Another limitation is the potential for NTBs to be used as tools for disguised protectionism, undermining the principles of free trade. While countries have legitimate reasons to implement regulations for public health, safety, or environmental protection, these measures can be manipulated to favor domestic industries. This can lead to trade friction and retaliatory measures, as seen in various international trade disputes12, 13. Critics also argue that NTBs can disproportionately impact developing countries, which may lack the resources to comply with complex regulatory requirements in export markets, thus hindering their participation in the global economy. An analysis by the Tax Foundation highlights how trade barriers, including those beyond simple tariffs, can raise costs for consumers11.
Non-Tariff Barrier vs. Tariff
The distinction between a non-tariff barrier and a tariff lies in their nature and application. A tariff is a direct tax or duty imposed on imported goods, increasing their price. It is a clear and quantifiable financial levy, making its impact on trade easily measurable. For example, a 10% tariff on imported automobiles directly raises the cost of those cars by 10%.
In contrast, a non-tariff barrier is any non-tax measure that restricts trade. These can include import quotas, which set a maximum quantity of a good that can be imported; import licenses, requiring special permission to import; and technical barriers to trade (TBT), which involve product standards, testing, and certification procedures. While tariffs primarily affect price, non-tariff barriers can affect quantity, access, time, and administrative burden. Both serve to protect domestic industries or achieve policy objectives, but NTBs often present more complex and less transparent hurdles to international trade.
FAQs
What are common examples of non-tariff barriers?
Common examples include import quotas, import licenses, embargoes, voluntary export restraints, local content requirements, subsidies to domestic producers, and stringent technical regulations (e.g., product standards, health and safety regulations, labeling requirements)9, 10.
Why do countries use non-tariff barriers?
Countries use non-tariff barriers for various reasons, including protecting domestic industries from foreign competition, safeguarding public health and safety, national security, environmental protection, and promoting certain social or ethical standards7, 8.
How do non-tariff barriers affect consumers?
Non-tariff barriers can lead to higher prices for consumers due to reduced supply and less competition. They can also limit the variety and quality of goods available in the market, as foreign products may be excluded or made prohibitively expensive6.
What is the role of the WTO in relation to non-tariff barriers?

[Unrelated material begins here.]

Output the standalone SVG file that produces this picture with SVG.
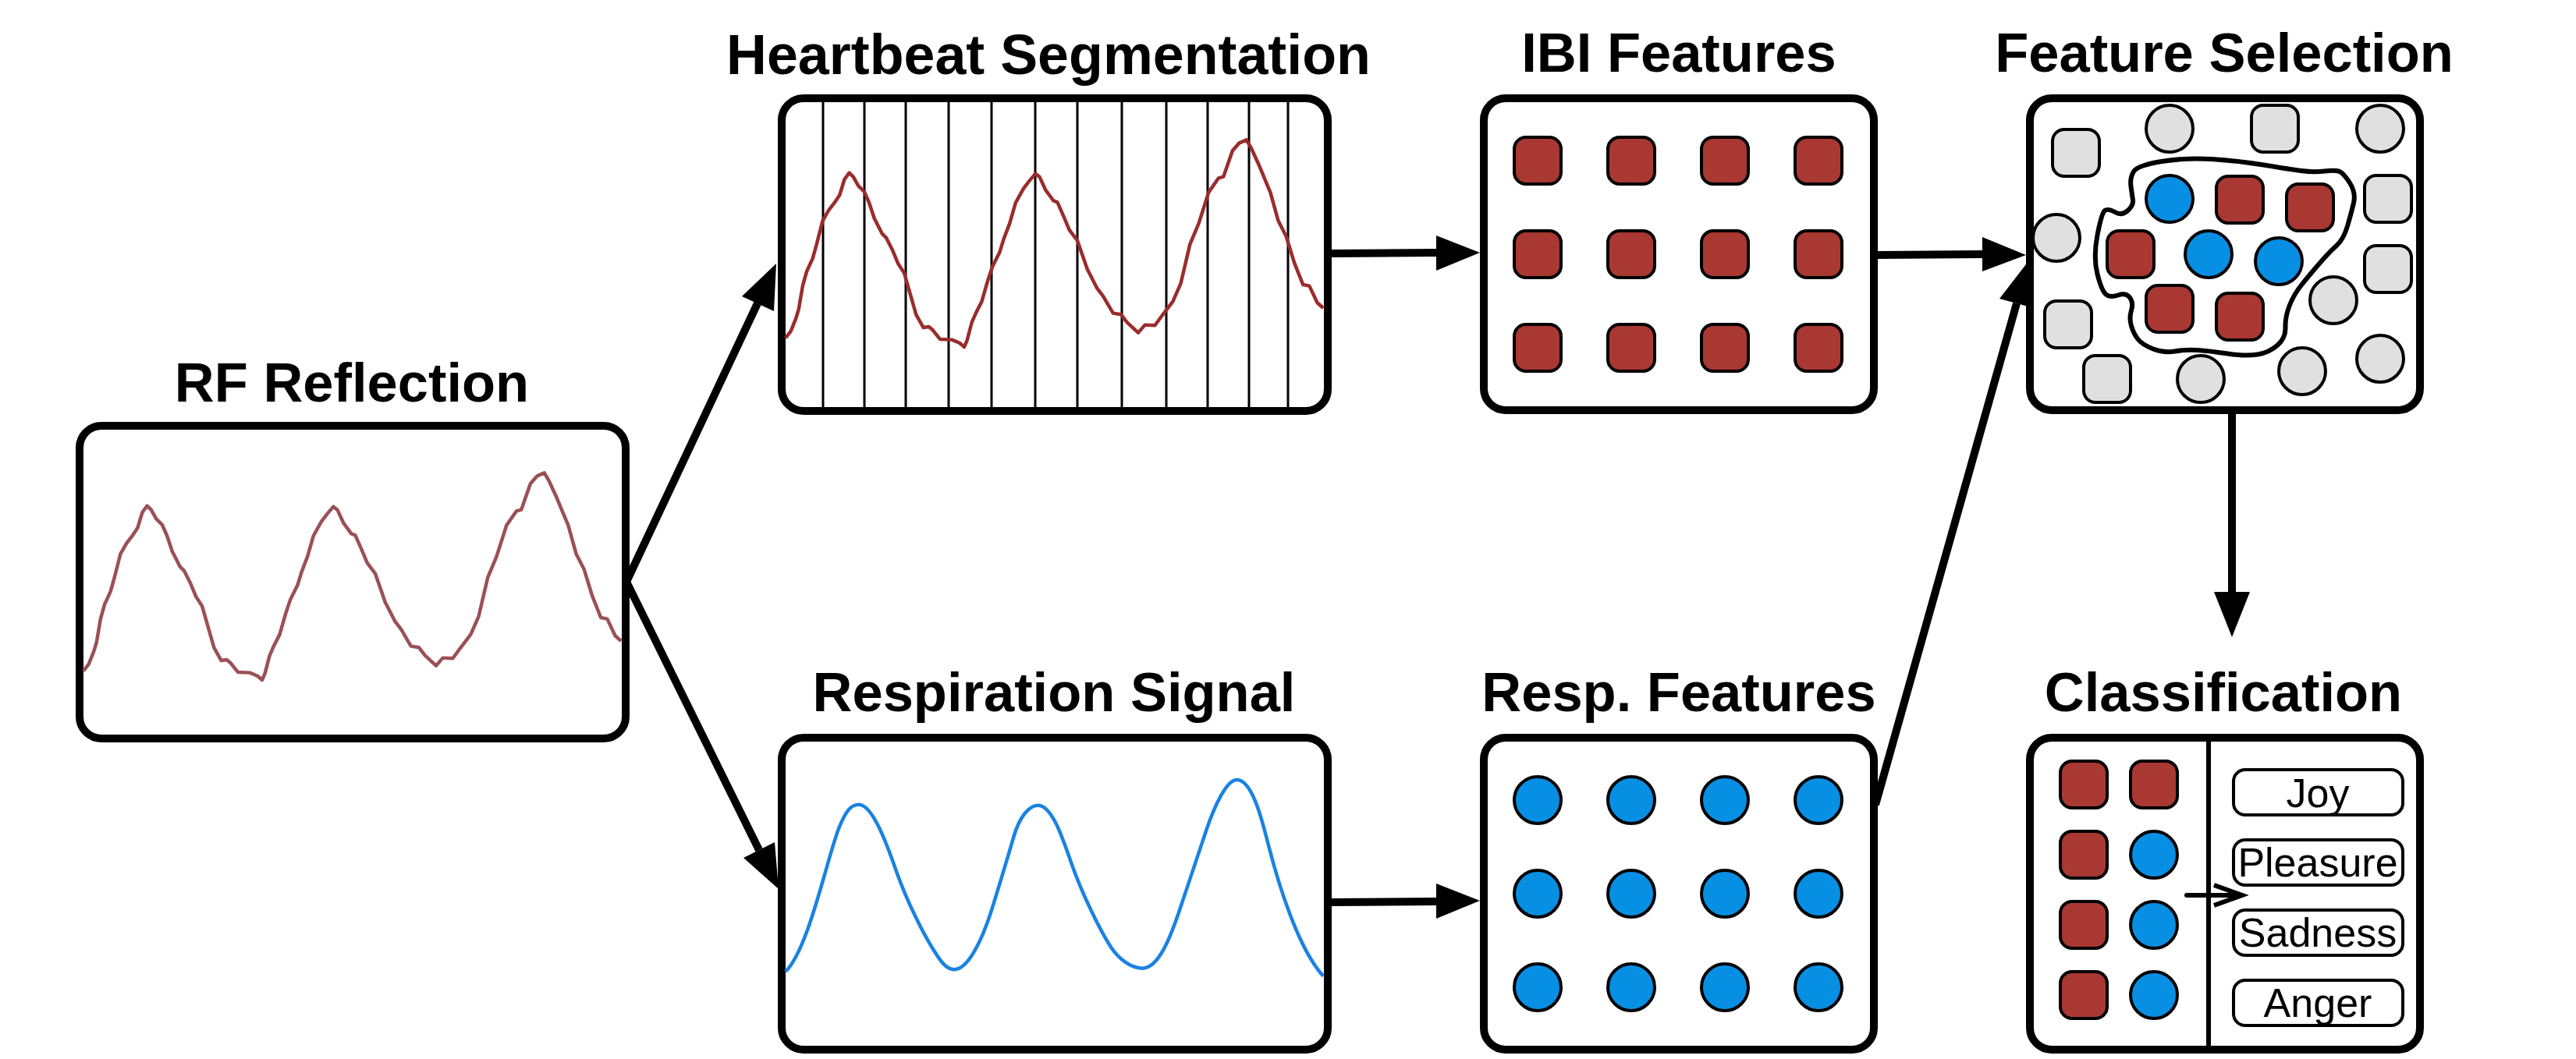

The World Trade Organization (WTO) aims to reduce and regulate non-tariff barriers through specific agreements like the TBT Agreement and SPS Agreement. These agreements set rules to ensure that regulations are non-discriminatory, transparent, and based on scientific evidence, preventing them from being used as disguised protectionism4, 5. The WTO provides a forum for members to negotiate and resolve disputes related to these measures3.
Are all non-tariff barriers considered protectionist?
No, not all non-tariff barriers are inherently protectionist. Many non-tariff measures serve legitimate public policy objectives, such as ensuring food safety, protecting the environment, or maintaining national security. However, these measures can become protectionist if they are designed or applied in a way that is more trade-restrictive than necessary to achieve the stated objective, or if they discriminate against imported goods1, 2.